Nurse Wakeford made her final tour of duty to Egypt on the transport ship, HMAT Aeneas, where she wrote from Suez on 19 January 1916, ‘We are leaving to day for Gezireh’ and reported for duty the next day at the 2nd Australian General Hospital at Gezireh, Cairo. She remained there until she embarked with the 2nd Australian General Hospital on HMHS Braemar Castle on 26 March, 1916 to join the British Expeditionary Force, disembarking at Marseilles on 4 April 1916, where they remained in the area temporarily as an isolation hospital. She proceeded to Boulogne for duty on 13 June 1916 and then transferred to England for discharge. Muriel resigned her appointment on 28 June 1916 in order to marry Third mate, Raymond Sargeant, who had served with Muriel on the HS Gascon. They married in June 1916 in London. As was the norm for the time, Muriel gave up her career when she married.
After the war
The couple made their home in Mombasa, Kenya where Raymond was Port Captain. They had one son, Henry, born in 1918. Harry, as he was known, became an army officer and saw action in the Second World War. Raymond and Muriel later moved to South Africa.
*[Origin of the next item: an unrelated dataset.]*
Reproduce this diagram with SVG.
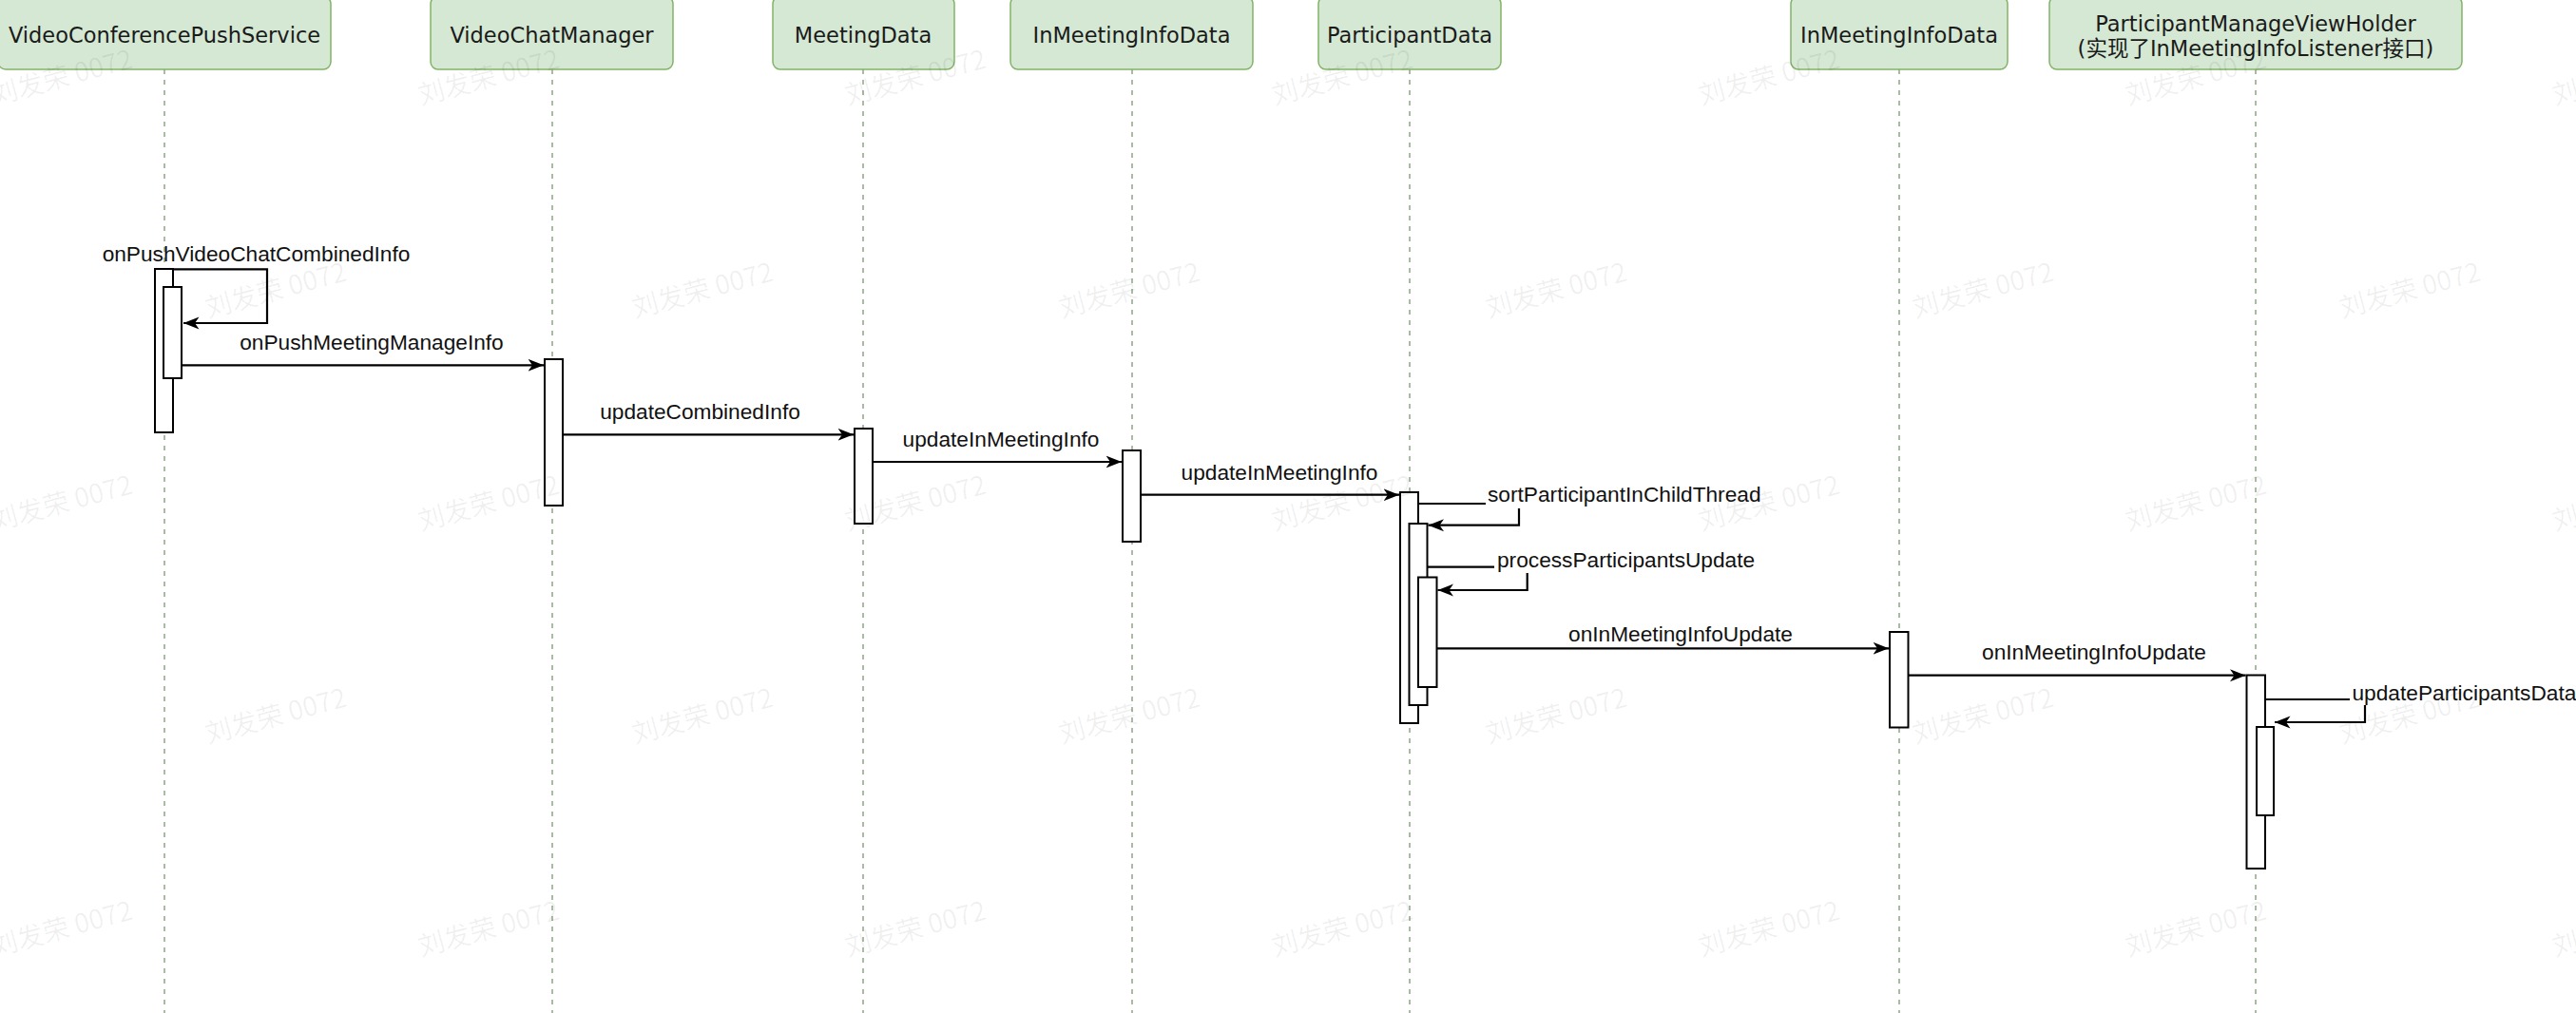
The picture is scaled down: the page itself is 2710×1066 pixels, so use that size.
<svg xmlns="http://www.w3.org/2000/svg" xmlns:xlink="http://www.w3.org/1999/xlink" width="2710" height="1066" viewBox="0 0 2710 1066">
  <style>
    .box { fill: #d5e8d4; stroke: #82b366; stroke-width: 1.5; }
    .title { font-family: "DejaVu Sans", "Noto Sans CJK SC", sans-serif; font-size: 22.5px; fill: #1a1a1a; text-anchor: middle; }
    .life { fill: none; stroke: #8fa585; stroke-width: 1.5; stroke-dasharray: 5 6; }
    .bar { fill: #ffffff; stroke: #000000; stroke-width: 2; }
    .msg { fill: none; stroke: #000000; stroke-width: 2.2; marker-end: url(#arrow); }
    .lbl { font-family: "Liberation Sans", Arial, sans-serif; font-size: 22.7px; fill: #111111; }
    .mid { text-anchor: middle; }
    .lblbg { fill: #ffffff; }
    .wm { font-family: "Noto Sans CJK SC", "Noto Sans", sans-serif; font-size: 28px; fill: #000000; fill-opacity: 0.06; text-anchor: middle; }
  </style>
  <defs>
    <marker id="arrow" markerUnits="userSpaceOnUse" markerWidth="18" markerHeight="14" refX="16.5" refY="7" orient="auto">
      <path d="M0,0.5 L16.5,7 L0,13.5 L4.5,7 Z" fill="#000000"/>
    </marker>
    <text id="wm" class="wm" x="0" y="10">刘发荣 0072</text>
  </defs>

  <rect width="2710" height="1066" fill="#ffffff"/>

  <!-- participants: header box, lifeline, activation bars -->
  <g id="videoConferencePushService">
    <line class="life" x1="173" y1="73" x2="173" y2="1066"/>
    <rect class="box" x="-2" y="-4" width="350" height="77" rx="8"/>
    <text class="title" x="173" y="45">VideoConferencePushService</text>
    <rect class="bar" x="163" y="283" width="19" height="172"/>
    <rect class="bar" x="172" y="302" width="19" height="96"/>
  </g>

  <g id="videoChatManager">
    <line class="life" x1="581" y1="73" x2="581" y2="1066"/>
    <rect class="box" x="453" y="-4" width="255" height="77" rx="8"/>
    <text class="title" x="580.5" y="45">VideoChatManager</text>
    <rect class="bar" x="573" y="378" width="19" height="154"/>
  </g>

  <g id="meetingData">
    <line class="life" x1="908" y1="73" x2="908" y2="1066"/>
    <rect class="box" x="813" y="-4" width="191" height="77" rx="8"/>
    <text class="title" x="908" y="45">MeetingData</text>
    <rect class="bar" x="899" y="451" width="19" height="100"/>
  </g>

  <g id="inMeetingInfoData">
    <line class="life" x1="1191" y1="73" x2="1191" y2="1066"/>
    <rect class="box" x="1063" y="-4" width="255" height="77" rx="8"/>
    <text class="title" x="1190.5" y="45">InMeetingInfoData</text>
    <rect class="bar" x="1181" y="474" width="19" height="96"/>
  </g>

  <g id="participantData">
    <line class="life" x1="1483" y1="73" x2="1483" y2="1066"/>
    <rect class="box" x="1387" y="-4" width="192" height="77" rx="8"/>
    <text class="title" x="1483" y="45">ParticipantData</text>
    <rect class="bar" x="1473" y="518" width="19" height="243"/>
    <rect class="bar" x="1482.5" y="551" width="19" height="191"/>
    <rect class="bar" x="1492" y="607.5" width="19.5" height="115.5"/>
  </g>

  <g id="inMeetingInfoData2">
    <line class="life" x1="1998" y1="73" x2="1998" y2="1066"/>
    <rect class="box" x="1884" y="-4" width="228" height="77" rx="8"/>
    <text class="title" x="1998" y="45">InMeetingInfoData</text>
    <rect class="bar" x="1988" y="665" width="19.5" height="100.5"/>
  </g>

  <g id="participantManageViewHolder">
    <line class="life" x1="2373" y1="73" x2="2373" y2="1066"/>
    <rect class="box" x="2156" y="-4" width="434" height="77" rx="8"/>
    <text class="title" x="2373" y="32.5">ParticipantManageViewHolder</text>
    <text class="title" x="2373" y="59">(实现了InMeetingInfoListener接口)</text>
    <rect class="bar" x="2363.5" y="710.5" width="19.5" height="203.5"/>
    <rect class="bar" x="2374" y="765" width="18" height="93"/>
  </g>

  <!-- messages -->
  <g id="connectors">
    <!-- self call: onPushVideoChatCombinedInfo -->
    <path class="msg" d="M182,283.3 H281 V340 H193"/>
    <text class="lbl mid" x="269.5" y="275">onPushVideoChatCombinedInfo</text>

    <path class="msg" d="M191,384.3 H572"/>
    <text class="lbl mid" x="391" y="368">onPushMeetingManageInfo</text>

    <path class="msg" d="M592,457.3 H898"/>
    <text class="lbl mid" x="736.5" y="440.5">updateCombinedInfo</text>

    <path class="msg" d="M918,486 H1180"/>
    <text class="lbl mid" x="1053" y="470">updateInMeetingInfo</text>

    <path class="msg" d="M1200,520.7 H1472"/>
    <text class="lbl mid" x="1346" y="505">updateInMeetingInfo</text>

    <!-- self call: sortParticipantInChildThread -->
    <path class="msg" d="M1492,530 H1598 V552.7 H1502.5"/>
    <rect class="lblbg" x="1563" y="507" width="296" height="28"/>
    <text class="lbl" x="1565" y="528">sortParticipantInChildThread</text>

    <!-- self call: processParticipantsUpdate -->
    <path class="msg" d="M1501.5,596.7 H1606.7 V621 H1512.5"/>
    <rect class="lblbg" x="1572" y="575" width="281" height="28"/>
    <text class="lbl" x="1575" y="596.7">processParticipantsUpdate</text>

    <path class="msg" d="M1511.5,682.3 H1987"/>
    <text class="lbl mid" x="1768" y="675">onInMeetingInfoUpdate</text>

    <path class="msg" d="M2007.5,710.7 H2362.5"/>
    <text class="lbl mid" x="2203" y="694">onInMeetingInfoUpdate</text>

    <!-- self call: updateParticipantsData -->
    <path class="msg" d="M2383,736 H2488 V760 H2393"/>
    <rect class="lblbg" x="2472" y="715" width="240" height="27"/>
    <text class="lbl" x="2474.5" y="736.5">updateParticipantsData</text>
  </g>

  <!-- background watermark pattern -->
  <g id="watermark">
    <use xlink:href="#wm" transform="translate(65,81) rotate(-15)"/>
    <use xlink:href="#wm" transform="translate(514,81) rotate(-15)"/>
    <use xlink:href="#wm" transform="translate(963,81) rotate(-15)"/>
    <use xlink:href="#wm" transform="translate(1412,81) rotate(-15)"/>
    <use xlink:href="#wm" transform="translate(1861,81) rotate(-15)"/>
    <use xlink:href="#wm" transform="translate(2310,81) rotate(-15)"/>
    <use xlink:href="#wm" transform="translate(2759,81) rotate(-15)"/>

    <use xlink:href="#wm" transform="translate(290,305) rotate(-15)"/>
    <use xlink:href="#wm" transform="translate(739,305) rotate(-15)"/>
    <use xlink:href="#wm" transform="translate(1188,305) rotate(-15)"/>
    <use xlink:href="#wm" transform="translate(1637,305) rotate(-15)"/>
    <use xlink:href="#wm" transform="translate(2086,305) rotate(-15)"/>
    <use xlink:href="#wm" transform="translate(2535,305) rotate(-15)"/>

    <use xlink:href="#wm" transform="translate(65,529) rotate(-15)"/>
    <use xlink:href="#wm" transform="translate(514,529) rotate(-15)"/>
    <use xlink:href="#wm" transform="translate(963,529) rotate(-15)"/>
    <use xlink:href="#wm" transform="translate(1412,529) rotate(-15)"/>
    <use xlink:href="#wm" transform="translate(1861,529) rotate(-15)"/>
    <use xlink:href="#wm" transform="translate(2310,529) rotate(-15)"/>
    <use xlink:href="#wm" transform="translate(2759,529) rotate(-15)"/>

    <use xlink:href="#wm" transform="translate(290,753) rotate(-15)"/>
    <use xlink:href="#wm" transform="translate(739,753) rotate(-15)"/>
    <use xlink:href="#wm" transform="translate(1188,753) rotate(-15)"/>
    <use xlink:href="#wm" transform="translate(1637,753) rotate(-15)"/>
    <use xlink:href="#wm" transform="translate(2086,753) rotate(-15)"/>
    <use xlink:href="#wm" transform="translate(2535,753) rotate(-15)"/>

    <use xlink:href="#wm" transform="translate(65,977) rotate(-15)"/>
    <use xlink:href="#wm" transform="translate(514,977) rotate(-15)"/>
    <use xlink:href="#wm" transform="translate(963,977) rotate(-15)"/>
    <use xlink:href="#wm" transform="translate(1412,977) rotate(-15)"/>
    <use xlink:href="#wm" transform="translate(1861,977) rotate(-15)"/>
    <use xlink:href="#wm" transform="translate(2310,977) rotate(-15)"/>
    <use xlink:href="#wm" transform="translate(2759,977) rotate(-15)"/>
  </g>
</svg>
At the age of fifty six, Raymond returned to active service during the Second World War as a Lieutenant-Commander with the South African Naval Forces. Muriel and Raymond spent their retirement in Worthing, on the English south coast. Raymond died in 1958 and Muriel in 1965.
About the researcher
Muriel’s grandsons, Mark and Nigel, have kept her 1915 diary. Nigel’s wife, Rachel Sargeant, is a writer who has written a novel loosely based on the diary, Gallipoli: Year of Love and Duty, (Abbeymead Books, 2015). There is also an interview with Rachel Sargeant about Muriel. (With grateful thanks to the late Neil Wakeford, Muriel’s nephew, for information about her early family history). In Australia, the Wollongong Local Studies Library set up a website to commemorate local people who went to the war and it includes further information about Muriel.